Actuel directeur général de Lafarge Holcim pour l’Afrique de l’Ouest et du centre, Emmanuel Rigaux travaille en Afrique depuis plus de cinq ans. Ancien responsable pays pour la Zambie et la RDC, il brosse les ambitions de son groupe dans cet entretien réalisé en marge d’Africa CEO Forum.
Que représente la zone Afrique de l’Ouest et du Centre pour LafargeHolcim en termes de présence pays et d’investissements?
C’est une zone qui regroupe les pays d’Afrique francophone avec une présence industrielle dans 4 de ces pays, à savoir la Côte d’Ivoire, la Guinée Conakry, le Cameroun et le Bénin. A cela s’ajoute une présence commerciale, de manière importante dans trois de ces pays que sont le Mali, le Tchad et la République Centrafricaine. La zone est surtout un portefeuille de développement de projets extrêmement ambitieux dans les trois prochaines années pour nous conduire à établir de manière claire notre position de leader de l’Afrique francophone.
Quelle est la dynamique du marché du ciment et matériaux de construction dans la zone ?
il y a deux tendances assez nettes. D’une part, un marché de l’Afrique de l’Ouest (zone UEMOA) assez dynamique avec une forte croissance et, à côté, une zone de l’Afrique centrale un peu au ralenti. Les pays de la zone CEMAC mettront certainement deux ans avant de rebondir.
L’on peut donc dire sans risque d’être démenti que la croissance du marché du ciment et matériaux de construction reproduit la courbe de la croissance du PIB?

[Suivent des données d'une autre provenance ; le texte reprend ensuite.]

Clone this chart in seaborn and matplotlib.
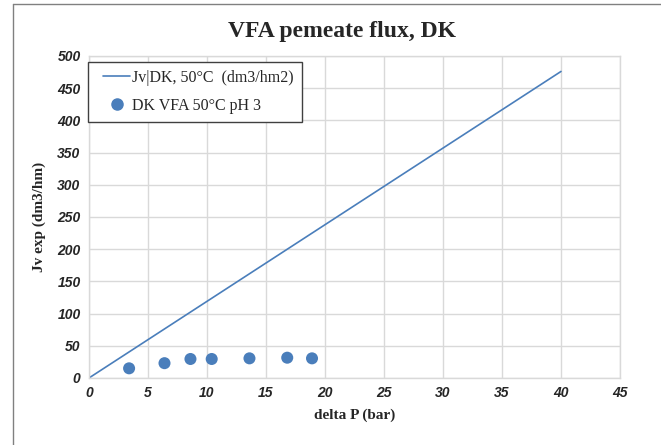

Exactement. Nous dirions même que non seulement la croissance de la consommation des matériaux de construction reproduit la courbe du PIB mais elle l’amplifie, étant en général entre 2 et 3 points au dessus du taux de croissance économique. Bref, la consommation du ciment est un indicateur de la santé économique.
Les investissements dans le secteur ont augmenté ces dernières années. L’Afrique francophone est-elle désormais autosuffisante en ciment ?
C’est quasiment le cas. Chacun des pays de la zone a développé une production nationale. Le risque est désormais inverse et se pose en termes de surcapacité. Les importations du ciment chinois encore pratiquées dans certains pays se sont considérablement réduites.
Quid des normes et de la qualité des ciments produits en Afrique. Y-a-t-il un encadrement normatif clair ?
L’encadrement existe mais pas suffisamment à mon avis. Notre politique en la matière c’est de nous mettre systématiquement aux normes dans tous les pays où nous sommes présents. Ce n’est pas forcément le cas de tous nos concurrents. Il est important que les agences de normalisation et les ministères concernés s’assurent que les ciments sont aux normes requises. Il en va de la qualité et de la sécurité des infrastructures et des habitations. Nous sommes pour le respect des normes sur le ciment et la qualité du béton, des blocs ou briques. Sur ce point, le marché nous paraît hétérogène.
Votre groupe se présente comme leader en Afrique de l’Ouest. L’est-il en termes d’investissements réalisés et d’investissements prévus ?
On peut le dire sans crainte. Nous venons de doubler notre capacité de production en Côte d’Ivoire, passant à 2,5 millions de tonnes. Nous allons doubler notre production en Guinée et au Cameroun dans les 18 prochains mois. Nous annoncerons aussi l’entrée en production industrielle dans au moins deux pays. Nous sommes aujourd’hui le cimentier dont la croissance est la plus rapide.
La presse rapporte des importations de ciment de l’Algérie vers l’Afrique de l’Ouest. Qu’en est-il?
Je ne connais pas la situation en Algérie de très près. Il y a effectivement des problèmes résiduels de surcapacité. Il y aura certainement des importations de clinker vers l’Afrique de l’Ouest. C’est une chose normale puisqu’il y a un certain nombre de pays dont la Côte d’Ivoire qui ne disposent pas de clinker. Ceci étant, il y a la possibilité de substituer le clinker importé par des matériaux locaux. Nous y travaillons d’ailleurs et je crois fermement que dans les prochaines années, il y aura une proportion importante de matériaux locaux dans le ciment produit en Afrique.
Quelle sera l’incidence de la Zone de libre échange continental (ZLECA) signée récemment à Kigali sur vos activités ?
La ZLECA signifie un progrès important pour les économies africaines. Pour nous, qui avons un certain nombre de sites de production dans divers pays, cela nous permettra d’améliorer la desserte des pays, à l’instar de notre usine au Nord du Cameroun qui pourrait couvrir le Tchad et la République Centrafricaine. Il serait important que cette libre circulation se fasse dans le sens de la réduction des exportations clandestines.